The shared M.O. of The Cabin In The Woods and My Little Pony: Friendship Is Magic
Having experienced them both for the first time recently, I can confidently say that My Little Pony: Friendship Is Magic is an awful lot like Cabin In The Woods.
Stay with me on this.
(WARNING: Spoilers after the jump for My Little Pony: Friendship Is Magic. Also for the cabin thing.)
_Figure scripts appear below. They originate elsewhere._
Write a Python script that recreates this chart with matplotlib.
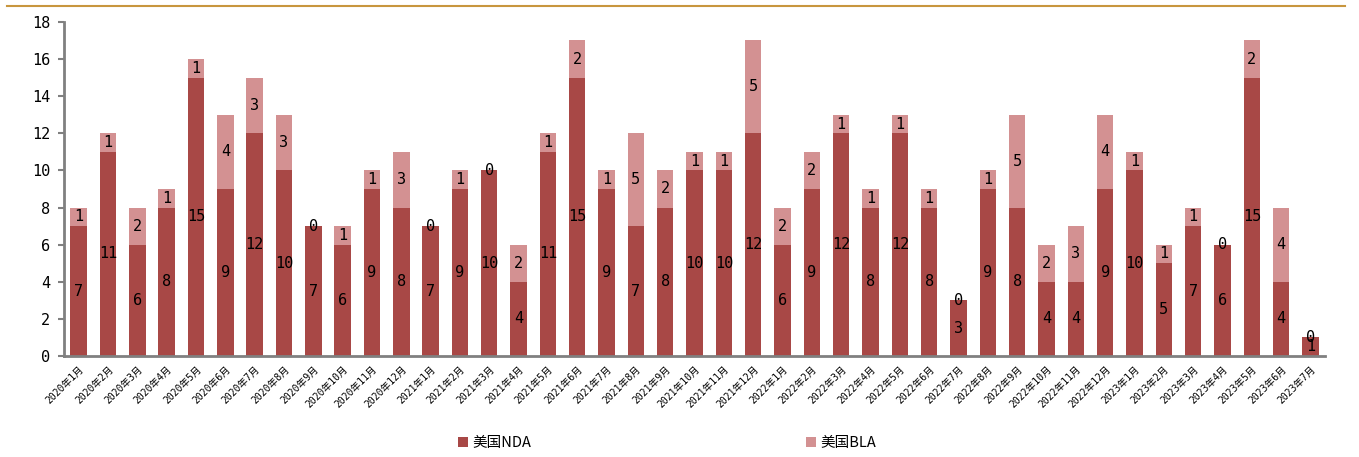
import matplotlib
matplotlib.use("Agg")
import matplotlib.pyplot as plt
from matplotlib.lines import Line2D
import numpy as np

plt.rcParams['font.family'] = ['DejaVu Sans Mono', 'Noto Sans CJK SC']

months = [f"{y}年{m}月" for y in (2020, 2021, 2022) for m in range(1, 13)] + \
         [f"2023年{m}月" for m in range(1, 8)]

nda = [7, 11, 6, 8, 15, 9, 12, 10, 7, 6, 9, 8,
       7, 9, 10, 4, 11, 15, 9, 7, 8, 10, 10, 12,
       6, 9, 12, 8, 12, 8, 3, 9, 8, 4, 4, 9,
       10, 5, 7, 6, 15, 4, 1]
bla = [1, 1, 2, 1, 1, 4, 3, 3, 0, 1, 1, 3,
       0, 1, 0, 2, 1, 2, 1, 5, 2, 1, 1, 5,
       2, 2, 1, 1, 1, 1, 0, 1, 5, 2, 3, 4,
       1, 1, 1, 0, 2, 4, 0]

NDA_COLOR = '#A84846'
BLA_COLOR = '#D39192'

fig = plt.figure(figsize=(13.59, 4.57), dpi=100)
ax = fig.add_axes([0.0471, 0.221, 0.928, 0.731])

x = np.arange(len(months))
w = 0.56
b1 = ax.bar(x, nda, w, color=NDA_COLOR, label='美国NDA')
b2 = ax.bar(x, bla, w, bottom=nda, color=BLA_COLOR, label='美国BLA')

# value labels centred in each segment
for xi, n, b in zip(x, nda, bla):
    ax.text(xi, n / 2, str(n), ha='center', va='center', fontsize=11, color='black')
    ax.text(xi, n + b / 2, str(b), ha='center', va='center', fontsize=11, color='black')

ax.set_xlim(-0.5, len(months) - 0.5)
ax.set_ylim(0, 18)
ax.set_yticks(range(0, 19, 2))
ax.tick_params(axis='y', labelsize=11, length=4, width=1.5, color='#808080', pad=6)
ax.set_xticks(x)
ax.set_xticklabels(months, rotation=45, ha='right', rotation_mode='anchor', fontsize=7)
ax.tick_params(axis='x', length=0, pad=6)

for side in ('top', 'right'):
    ax.spines[side].set_visible(False)
for side in ('left', 'bottom'):
    ax.spines[side].set_color('#808080')
    ax.spines[side].set_linewidth(2)

fig.legend(handles=[b1, b2], labels=['美国NDA', '美国BLA'], loc='center',
           bbox_to_anchor=(0.491, 0.03), ncol=2, frameon=False, columnspacing=18.8,
           handlelength=0.7, handleheight=0.7, handletextpad=0.3,
           prop={'family': ['Noto Sans CJK SC'], 'size': 10.5})

# gold rule across the top
fig.add_artist(Line2D([0.005, 0.99], [0.987, 0.987], color='#C8963E', lw=1.5,
                      transform=fig.transFigure))

fig.savefig('out.png', dpi=100)
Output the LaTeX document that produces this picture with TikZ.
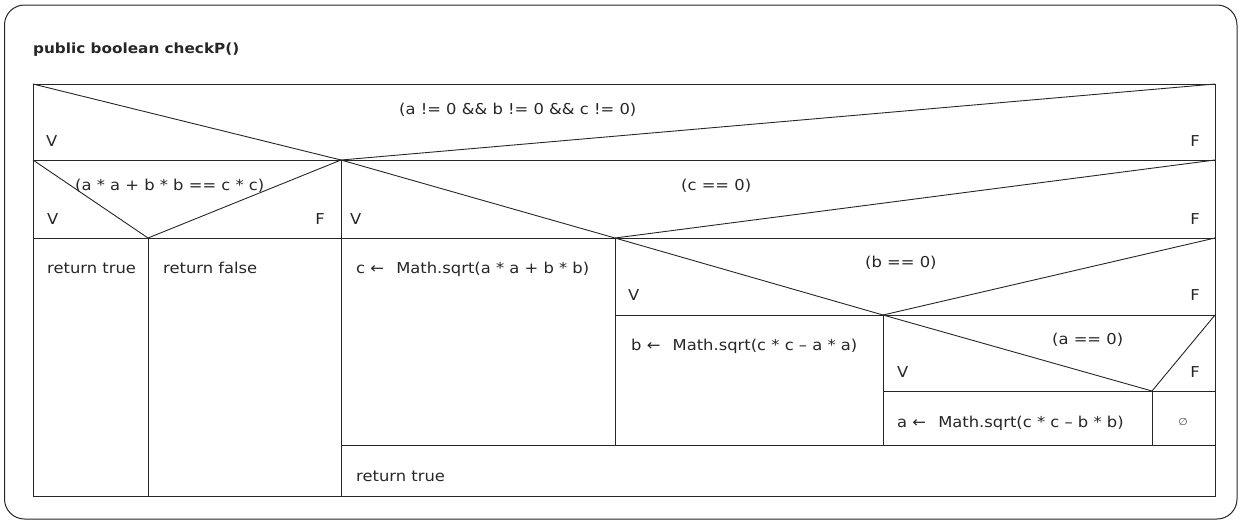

As you may know even if you haven’t seen it (which you should!), Cabin In The Woods is an exercise in genre deconstruction. But that word doesn’t feel wholly appropriate to me, because it doesn’t break its material down into component parts so much as it amplifies each of those parts until the whole is full to bursting. The protagonists/cannon fodder aren’t just attacked by zombies, they’re attacked by pain-worshiping torture zombies. The “everyone dies” ending typical of a no-holds-barred horror flick couldn’t be ramped up any farther: EVERYONE–like, on the planet–dies.
MLP is the same: Overstuffed with glitter, rainbows, candy-colored environs, and impossibly saucer-eyed ponies with names like Twilight Sparkle and Fluttershy. One of the central characters, Pinkie Pie (yep), irritates the crap out of everyone by making up songs in a maddeningly high octave at the least opportune moments. This show revels in the “stuff-six-year-old-girls-oughta-love”-ness of it all so brazenly that you can’t help but notice the show winking at you. (A vibe familiar to fans of creator Lauren Faust’s earlier show, The Powerpuff Girls.)
But winking doesn’t have to mean insincere. Both Cabin and MLP are cases of increasio ad absurdum. They aren’t using parody to puncture the falseness of genre tropes. They’re blowing up those tropes as big as possible out of sheer adoration. In the process, both show how entertaining the “story-ness” of stories can be, how the artifice is a feature not a bug. And, they both feature unicorns straight-up impaling dudes in cold blood. (OK, that part may only be half-true.)
Sometimes we value stories because of a truth they reveal about the real world. But sometimes we value them precisely because they aren’t the real world, and because it’s fun to throw around giant demon snakes and rainbow-maned Pegasuses.